Account Sharing (Figure 4) is used when the distribution of demand to supply points is governed by accounts. It contains an Account Distribution table and a Supply Points table.The former table shows how resources are dsitributed among accounts. The latter displays how water is shared amongst accounts at each supply point node.

Figure 4. Water User node (Distribution, Account Sharing)

The following parameters constitute the Account Distribution table:

• Account - populated automatically with the names of the water user’s accounts. The links between the Water User node and its accounts can be created in the Resource Assessment Explorer. See Adding Accounts;
• Priority - controls the order in which demands are assigned to the various accounts. Priority 1 is the highest level. All demand is assigned to accounts at this level until the accounts are exhausted, after which priority 2 accounts are used, and so on;
• Share Ratio - allows you to control the relative proportions of demand assigned to accounts at the same priority level. You are responsible for ensuring that ratios for each priority level sum to 100%;
• Unit Shares - displays the number of shares that the account has in the resource assessment system; and
• Debit Type - indicates whether the account has been configured for Order or Use.

The last two columns are populated automatically and are not editable.

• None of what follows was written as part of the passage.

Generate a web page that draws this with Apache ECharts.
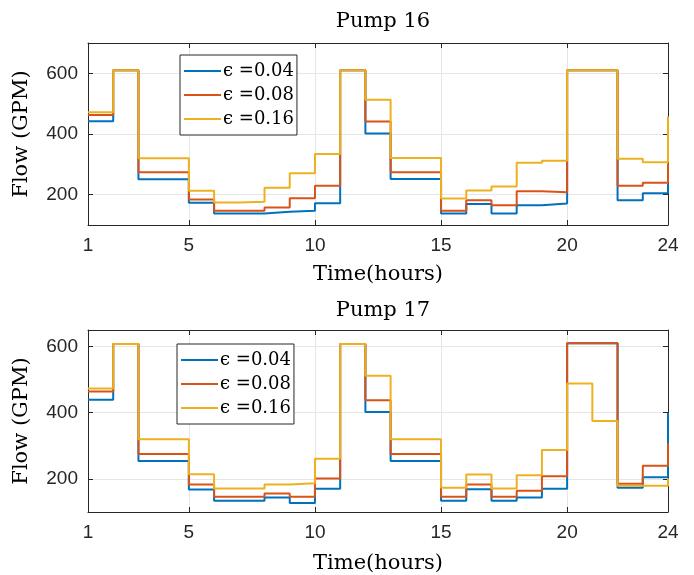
<!DOCTYPE html>
<html><head><meta charset="utf-8">
<script src="https://cdn.jsdelivr.net/npm/echarts@6/dist/echarts.min.js"></script>
<style>html,body{margin:0;padding:0;background:#fff}#c{width:694px;height:575px}</style>
</head><body><div id="c"></div>
<script>
const hours = [1,2,3,4,5,6,7,8,9,10,11,12,13,14,15,16,17,18,19,20,21,22,23,24];
const seriesNames = ['\u03f5 =0.04', '\u03f5 =0.08', '\u03f5 =0.16'];
const xTicks = [1,5,10,15,20,24];
const yTicks = [200,400,600];
// Pump 16
const p16_e004 = [442,610,251,251,173,138,138,144,147,172,610,402,252,252,138,169,138,165,171,610,610,182,205,236];
const p16_e008 = [463,610,274,274,184,147,147,158,188,229,610,441,274,274,147,182,165,211,208,610,610,229,239,303];
const p16_e016 = [472,610,320,320,213,174,177,223,271,334,610,513,321,321,187,214,227,305,312,610,610,318,307,458];
// Pump 17
const p17_e004 = [439,608,254,254,168,134,134,144,127,170,608,402,254,254,134,169,134,144,170,610,610,173,205,400];
const p17_e008 = [464,608,275,275,183,146,146,156,146,201,608,438,275,275,146,183,146,164,208,610,610,185,240,308];
const p17_e016 = [473,608,320,320,214,171,171,183,187,261,608,512,320,320,173,213,171,211,287,488,375,179,179,201];

const colors = ['#0072BD','#D95319','#EDB120'];
const axisColor = '#262626';
const sans = 'Liberation Sans, Arial, Helvetica, sans-serif';
const serif = 'DejaVu Serif, serif';

function pairs(vals){ return hours.map((h,i)=>[h, vals[i]]); }

const grids = [
  {left:88, top:43, width:580, height:182},
  {left:88, top:330, width:580, height:183}
];
const yRanges = [[100,700],[100,650]];
const xNameGaps = [39, 41];

const xAxis = [], yAxis = [];
[0,1].forEach(g=>{
  xAxis.push({
    type:'value', gridIndex:g, position:'bottom', min:1, max:24,
    name:'Time(hours)', nameLocation:'middle', nameGap:xNameGaps[g],
    nameTextStyle:{fontFamily:serif, fontSize:21, color:'#000'},
    axisLine:{show:true, lineStyle:{color:axisColor, width:1}},
    axisTick:{show:true, inside:true, length:5, customValues:xTicks, lineStyle:{color:axisColor}},
    axisLabel:{show:true, customValues:xTicks, margin:11, fontFamily:sans, fontSize:19, color:axisColor},
    splitLine:{show:true, lineStyle:{color:'#e6e6e6', width:1}}
  });
  xAxis.push({
    type:'value', gridIndex:g, position:'top', min:1, max:24,
    axisLine:{show:true, onZero:false, lineStyle:{color:axisColor, width:1}},
    axisTick:{show:true, inside:true, length:5, customValues:xTicks, lineStyle:{color:axisColor}},
    axisLabel:{show:false}, splitLine:{show:false}
  });
  yAxis.push({
    type:'value', gridIndex:g, position:'left', min:yRanges[g][0], max:yRanges[g][1],
    name:'Flow (GPM)', nameLocation:'middle', nameGap:56,
    nameTextStyle:{fontFamily:serif, fontSize:21, color:'#000'},
    axisLine:{show:true, onZero:false, lineStyle:{color:axisColor, width:1}},
    axisTick:{show:true, inside:true, length:5, customValues:yTicks, lineStyle:{color:axisColor}},
    axisLabel:{show:true, customValues:yTicks, margin:10, fontFamily:sans, fontSize:19, color:axisColor},
    splitLine:{show:true, lineStyle:{color:'#e6e6e6', width:1}}
  });
  yAxis.push({
    type:'value', gridIndex:g, position:'right', min:yRanges[g][0], max:yRanges[g][1],
    axisLine:{show:true, onZero:false, lineStyle:{color:axisColor, width:1}},
    axisTick:{show:true, inside:true, length:5, customValues:yTicks, lineStyle:{color:axisColor}},
    axisLabel:{show:false}, splitLine:{show:false}
  });
});

const data = [[p16_e004,p16_e008,p16_e016],[p17_e004,p17_e008,p17_e016]];
const series = [];
[0,1].forEach(g=>{
  data[g].forEach((vals,k)=>{
    series.push({
      type:'line', name:seriesNames[k], step:'end',
      xAxisIndex:g*2, yAxisIndex:g*2,
      data:pairs(vals), symbol:'none', showSymbol:false,
      lineStyle:{color:colors[k], width:2}, itemStyle:{color:colors[k]},
      z:3, animation:false
    });
  });
});

function legendAt(left, top){
  return {
    left:left, top:top, orient:'vertical', data:seriesNames,
    icon:'rect', itemWidth:37, itemHeight:2, itemGap:4,
    padding:[6,3,6,4], borderColor:axisColor, borderWidth:1, backgroundColor:'#fff',
    textStyle:{fontFamily:serif, fontSize:18, color:'#000', lineHeight:20, padding:[0,0,0,-3]},
    selectedMode:false
  };
}

const chart = echarts.init(document.getElementById('c'), null, {renderer:'canvas'});
chart.setOption({
  animation:false,
  backgroundColor:'#fff',
  title:[
    {text:'Pump 16', left:378, top:6, textAlign:'center', textStyle:{fontFamily:serif, fontSize:21, fontWeight:'normal', color:'#000'}},
    {text:'Pump 17', left:378, top:295, textAlign:'center', textStyle:{fontFamily:serif, fontSize:21, fontWeight:'normal', color:'#000'}}
  ],
  grid:grids,
  xAxis:xAxis, yAxis:yAxis,
  legend:[legendAt(180,55), legendAt(177,344)],
  series:series
});
</script></body></html>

The Supply Points table contains the following parameters for each supply point node:

• Max Extraction Rate displays the maximum rate of extraction for the supply point; and
• Share Ratio shows the proportion of the account’s orders that have been assigned to this supply point. Note that while Source evenly distributes the available pump capacity between all accounts which use that supply point, the extraction capacity is assigned to accounts based on priority level. For example, if there is only one account at priority level 1, then that account has full access to the pumping capacity of the supply point.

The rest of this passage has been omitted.